Copy every line of the listing exactly.

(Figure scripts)
——————————
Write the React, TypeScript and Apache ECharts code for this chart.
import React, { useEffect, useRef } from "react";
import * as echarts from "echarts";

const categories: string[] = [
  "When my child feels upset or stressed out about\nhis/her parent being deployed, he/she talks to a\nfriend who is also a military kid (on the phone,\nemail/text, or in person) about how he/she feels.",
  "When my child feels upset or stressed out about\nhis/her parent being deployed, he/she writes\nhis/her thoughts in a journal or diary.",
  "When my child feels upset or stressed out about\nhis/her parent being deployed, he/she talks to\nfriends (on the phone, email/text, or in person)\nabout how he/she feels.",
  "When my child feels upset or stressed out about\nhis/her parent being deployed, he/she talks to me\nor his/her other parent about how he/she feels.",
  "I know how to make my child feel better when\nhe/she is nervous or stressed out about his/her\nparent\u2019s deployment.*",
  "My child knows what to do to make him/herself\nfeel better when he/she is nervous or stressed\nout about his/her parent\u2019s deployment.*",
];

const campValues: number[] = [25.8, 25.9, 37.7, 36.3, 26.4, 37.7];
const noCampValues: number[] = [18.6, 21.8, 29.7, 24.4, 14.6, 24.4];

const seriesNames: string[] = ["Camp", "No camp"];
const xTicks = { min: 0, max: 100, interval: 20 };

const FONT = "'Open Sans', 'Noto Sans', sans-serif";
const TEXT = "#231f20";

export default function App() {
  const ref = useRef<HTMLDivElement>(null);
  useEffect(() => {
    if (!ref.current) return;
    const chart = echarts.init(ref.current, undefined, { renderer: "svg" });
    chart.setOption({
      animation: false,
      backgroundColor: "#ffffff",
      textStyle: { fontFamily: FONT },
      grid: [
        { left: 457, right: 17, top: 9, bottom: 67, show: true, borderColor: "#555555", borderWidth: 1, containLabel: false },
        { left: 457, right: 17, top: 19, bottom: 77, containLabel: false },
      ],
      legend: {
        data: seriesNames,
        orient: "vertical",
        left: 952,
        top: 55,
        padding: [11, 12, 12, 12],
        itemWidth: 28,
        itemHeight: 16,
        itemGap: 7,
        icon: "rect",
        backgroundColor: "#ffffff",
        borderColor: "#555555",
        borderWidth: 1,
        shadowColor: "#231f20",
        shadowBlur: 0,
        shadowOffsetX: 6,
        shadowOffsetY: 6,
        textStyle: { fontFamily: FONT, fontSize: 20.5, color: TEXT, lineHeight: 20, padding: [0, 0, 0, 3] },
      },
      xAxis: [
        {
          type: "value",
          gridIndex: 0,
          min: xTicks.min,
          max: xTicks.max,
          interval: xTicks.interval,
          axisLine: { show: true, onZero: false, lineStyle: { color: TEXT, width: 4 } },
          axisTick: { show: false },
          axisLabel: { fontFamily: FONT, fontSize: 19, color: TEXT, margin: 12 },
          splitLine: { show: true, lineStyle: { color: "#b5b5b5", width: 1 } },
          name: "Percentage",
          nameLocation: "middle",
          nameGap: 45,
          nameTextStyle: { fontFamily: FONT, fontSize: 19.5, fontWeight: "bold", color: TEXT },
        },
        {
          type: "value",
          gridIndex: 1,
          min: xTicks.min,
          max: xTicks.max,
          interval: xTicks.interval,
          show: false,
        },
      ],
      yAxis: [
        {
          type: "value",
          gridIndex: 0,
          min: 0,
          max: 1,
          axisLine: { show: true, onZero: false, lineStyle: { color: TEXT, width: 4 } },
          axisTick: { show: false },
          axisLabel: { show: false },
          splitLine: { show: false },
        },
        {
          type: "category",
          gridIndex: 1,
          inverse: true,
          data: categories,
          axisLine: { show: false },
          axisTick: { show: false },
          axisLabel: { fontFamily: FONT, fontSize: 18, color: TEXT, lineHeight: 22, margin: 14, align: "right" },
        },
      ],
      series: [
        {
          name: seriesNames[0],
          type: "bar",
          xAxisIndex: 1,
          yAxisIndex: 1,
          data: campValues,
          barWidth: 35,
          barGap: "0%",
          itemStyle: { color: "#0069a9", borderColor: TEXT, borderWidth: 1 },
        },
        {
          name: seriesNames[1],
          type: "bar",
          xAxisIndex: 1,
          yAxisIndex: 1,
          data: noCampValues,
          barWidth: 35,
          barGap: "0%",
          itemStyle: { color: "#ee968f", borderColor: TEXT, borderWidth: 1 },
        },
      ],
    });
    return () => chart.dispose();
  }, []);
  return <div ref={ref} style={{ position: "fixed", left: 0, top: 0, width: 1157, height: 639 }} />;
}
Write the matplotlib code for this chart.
——————————
Written reply:
Write the React, TypeScript and Apache ECharts code for this chart.
import React, { useEffect, useRef } from "react";
import * as echarts from "echarts";

const categories: string[] = [
  "When my child feels upset or stressed out about\nhis/her parent being deployed, he/she talks to a\nfriend who is also a military kid (on the phone,\nemail/text, or in person) about how he/she feels.",
  "When my child feels upset or stressed out about\nhis/her parent being deployed, he/she writes\nhis/her thoughts in a journal or diary.",
  "When my child feels upset or stressed out about\nhis/her parent being deployed, he/she talks to\nfriends (on the phone, email/text, or in person)\nabout how he/she feels.",
  "When my child feels upset or stressed out about\nhis/her parent being deployed, he/she talks to me\nor his/her other parent about how he/she feels.",
  "I know how to make my child feel better when\nhe/she is nervous or stressed out about his/her\nparent\u2019s deployment.*",
  "My child knows what to do to make him/herself\nfeel better when he/she is nervous or stressed\nout about his/her parent\u2019s deployment.*",
];

const campValues: number[] = [25.8, 25.9, 37.7, 36.3, 26.4, 37.7];
const noCampValues: number[] = [18.6, 21.8, 29.7, 24.4, 14.6, 24.4];

const seriesNames: string[] = ["Camp", "No camp"];
const xTicks = { min: 0, max: 100, interval: 20 };

const FONT = "'Open Sans', 'Noto Sans', sans-serif";
const TEXT = "#231f20";

export default function App() {
  const ref = useRef<HTMLDivElement>(null);
  useEffect(() => {
    if (!ref.current) return;
    const chart = echarts.init(ref.current, undefined, { renderer: "svg" });
    chart.setOption({
      animation: false,
      backgroundColor: "#ffffff",
      textStyle: { fontFamily: FONT },
      grid: [
        { left: 457, right: 17, top: 9, bottom: 67, show: true, borderColor: "#555555", borderWidth: 1, containLabel: false },
        { left: 457, right: 17, top: 19, bottom: 77, containLabel: false },
      ],
      legend: {
        data: seriesNames,
        orient: "vertical",
        left: 952,
        top: 55,
        padding: [11, 12, 12, 12],
        itemWidth: 28,
        itemHeight: 16,
        itemGap: 7,
        icon: "rect",
        backgroundColor: "#ffffff",
        borderColor: "#555555",
        borderWidth: 1,
        shadowColor: "#231f20",
        shadowBlur: 0,
        shadowOffsetX: 6,
        shadowOffsetY: 6,
        textStyle: { fontFamily: FONT, fontSize: 20.5, color: TEXT, lineHeight: 20, padding: [0, 0, 0, 3] },
      },
      xAxis: [
        {
          type: "value",
          gridIndex: 0,
          min: xTicks.min,
          max: xTicks.max,
          interval: xTicks.interval,
          axisLine: { show: true, onZero: false, lineStyle: { color: TEXT, width: 4 } },
          axisTick: { show: false },
          axisLabel: { fontFamily: FONT, fontSize: 19, color: TEXT, margin: 12 },
          splitLine: { show: true, lineStyle: { color: "#b5b5b5", width: 1 } },
          name: "Percentage",
          nameLocation: "middle",
          nameGap: 45,
          nameTextStyle: { fontFamily: FONT, fontSize: 19.5, fontWeight: "bold", color: TEXT },
        },
        {
          type: "value",
          gridIndex: 1,
          min: xTicks.min,
          max: xTicks.max,
          interval: xTicks.interval,
          show: false,
        },
      ],
      yAxis: [
        {
          type: "value",
          gridIndex: 0,
          min: 0,
          max: 1,
          axisLine: { show: true, onZero: false, lineStyle: { color: TEXT, width: 4 } },
          axisTick: { show: false },
          axisLabel: { show: false },
          splitLine: { show: false },
        },
        {
          type: "category",
          gridIndex: 1,
          inverse: true,
          data: categories,
          axisLine: { show: false },
          axisTick: { show: false },
          axisLabel: { fontFamily: FONT, fontSize: 18, color: TEXT, lineHeight: 22, margin: 14, align: "right" },
        },
      ],
      series: [
        {
          name: seriesNames[0],
          type: "bar",
          xAxisIndex: 1,
          yAxisIndex: 1,
          data: campValues,
          barWidth: 35,
          barGap: "0%",
          itemStyle: { color: "#0069a9", borderColor: TEXT, borderWidth: 1 },
        },
        {
          name: seriesNames[1],
          type: "bar",
          xAxisIndex: 1,
          yAxisIndex: 1,
          data: noCampValues,
          barWidth: 35,
          barGap: "0%",
          itemStyle: { color: "#ee968f", borderColor: TEXT, borderWidth: 1 },
        },
      ],
    });
    return () => chart.dispose();
  }, []);
  return <div ref={ref} style={{ position: "fixed", left: 0, top: 0, width: 1157, height: 639 }} />;
}
Write the matplotlib code for this chart.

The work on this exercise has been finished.